BL-2025-001269 and BL-2024-001337 - [2025] EWHC 2706 (Ch)
Chancery Division of the High Court

BL-2025-001269 and BL-2024-001337 - [2025] EWHC 2706 (Ch)

Fecha: 20-Oct-2025

The adequacy of damages; balance of convenience; and discretion

The adequacy of damages; balance of convenience; and discretion

24.

That brings me to the factors which lie at the heart of this matter - the underlying question of whether it would be right to grant an injunction, or maintain the effect of the present injunction, to restrain a party from settling a case brought in a foreign jurisdiction.

25.

Mr Dale relied on a number of matters as justifying the grant/maintenance of the injunction. He said the following matters caused grave prejudice, or had the potential to cause grave prejudice, if his client did not prevail.

(i)

Mr Protopapas would be entering into the proposed settlement on the basis that he is authorised to act for CIHL when that is not the case and when it is a wrong (a tort) vis-a-vis CIHL. CIHL’s interests in that respect required to be protected by an injunction. De Beers would be aiding him in that tort if they were allowed to settle.

(ii)

The proposed settlement would seriously adversely affect CIHL in various ways. First, it would embolden Mr Protopapas in what CIHL say are his illegitimate pursuits. Second, it would provide him with funds with which he can pursue his activities and (as CIHL would put it) persecute CIHL further. Third, success by Mr Protopapas in the form of manoeuvering a substantial group such as the De Beers group into a settlement in the circumstances of this matter, when De Beers were once clearly aligned with CIHL in challenging his authority and techniques, would be likely to embolden copycat tactics elsewhere, to the detriment of CIHL and principles of private international law.

(iii)

Allowing the proposed settlement to go ahead would involve this jurisdiction failing to uphold basic rules of English private international law, which this court has sought to uphold by the grant of the previous declarations and injunctions of Marcus Smith J and myself.

(iv)

If the settlement happens then it would give rise to concerns within CIHL’s, bankers and shareholders whom CIHL has sought to reassure by obtaining its orders hitherto.
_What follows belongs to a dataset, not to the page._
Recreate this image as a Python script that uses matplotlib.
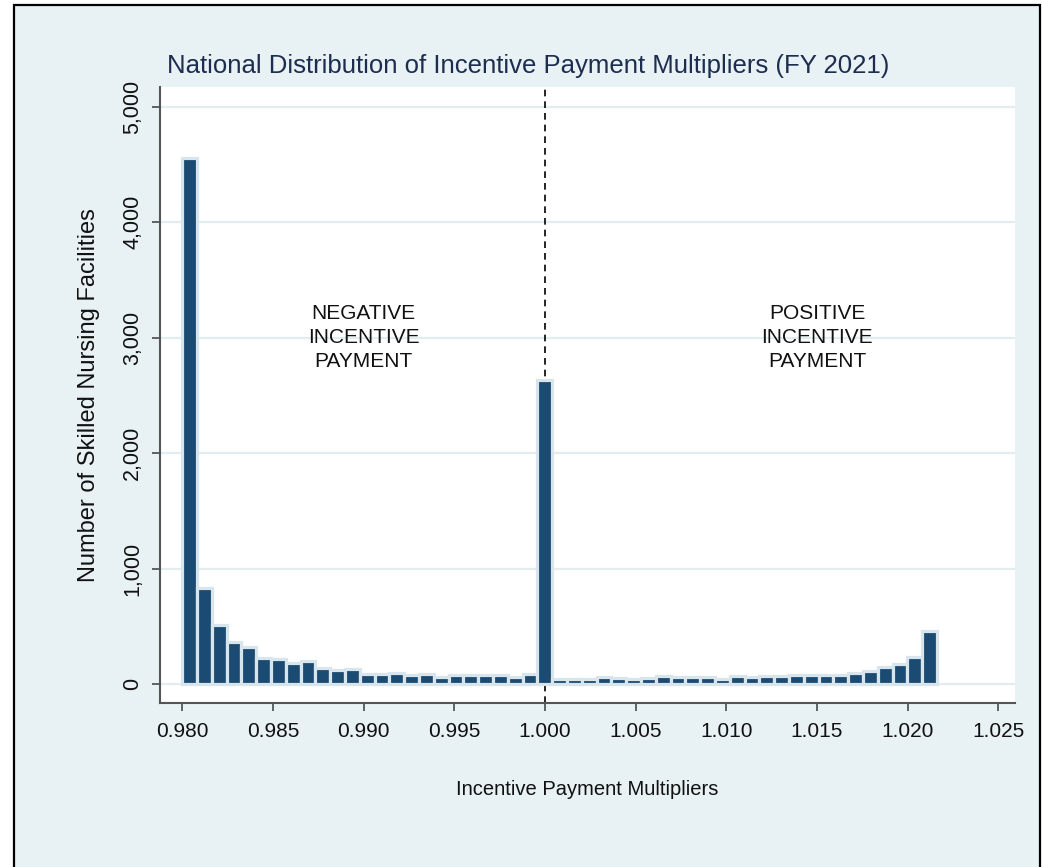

Auditors of the Cape group generally might require provisions to be made, suppliers may alter terms to reflect risks of insolvency and staff recruitment and retention may be more difficult. Bankers may be concerned about insolvency and change credit terms. This could have an effect on the Cape Scheme of Arrangement and the credit rating of bonds issued by the parent company (AIA SAS) might be affected.

(v)

The ongoing claims of Mr Protopapas cause damage and harm to the reputation of the claimants.

(vi)

A settlement agreement might prejudice the position of other companies in the Cape group who have pending appeals as to the receivership, by implicitly endorsing the legitimacy of Mr Protopapas’s position. As appears above, is right to say that not all challenges to the receivership and its activities have yet been exhausted.

(vii)

This court should be careful not to suggest that it had somehow given up in the differences between this court and the South Carolina court. The orders and judgments that this court has already issued reflect the English position on the governance of an English company; the maintenance of that assertion requires that the settlement agreement be not not allowed to proceed. As Mr Dale put it, at the very moment that it matters, the English court should not give up and say that Mr Protopapas wins, as some people might think it has. It would be wrong to “feed” an impostor.

26.

Mr Joseph’s case boiled down to this, while accepting in terms that he recognised the receiver had no authority. His clients were, in the familiar metaphor, between a rock and a hard place. They, like CIHL, have sought to resist the receiver, his appointment and his acts, and have so far have failed, though they have not technically reached the end of the road. His clients have decided, no doubt reluctantly, that while they do not accept his legitimacy, matters of pragmatism have driven them to decide to settle - the financial and reputational risks are such that they do not want to risk a trial and a large money judgment, however much they maintain that such claims are bad in law and in fact. It would be quite wrong to prevent a party settling a foreign claim which it no longer wishes to defend, and there is no authority in which this has ever been done (contrast the wealth of anti-suit injunction cases where prosecuting litigation has been restrained). There is nothing vexatious or unconscionable about settling - again, contrast the basis of some anti-suit injunction cases. There is no interference with the declarations made by this court - they will have precisely the same effect after a settlement as before. He relied on EDF Man (Sugar) Ltd v Haryanto (No 2) [1991] 2 Lloyds Rep 429 as demonstrating that the court will not restrain a defendant from defending itself in a local jurisdiction by all proper means, and on Mamidoil-Jetoil v Okta [2003] 1 Lloyds Rep 1 as demonstrating that the court will not put a defendant between a rock and a hard place. Mr Joseph asserted that it cannot have been the intention of my order that a defendant should not be able to conduct a defence (in proceedings which it did not invite) in whatever manner it thinks appropriate, including settling. It would be very unfair and unjust to force De Beers to risk the significant financial and reputational risks which they seek to avoid. They were, after all, not a party to the proceedings in which my orders were obtained.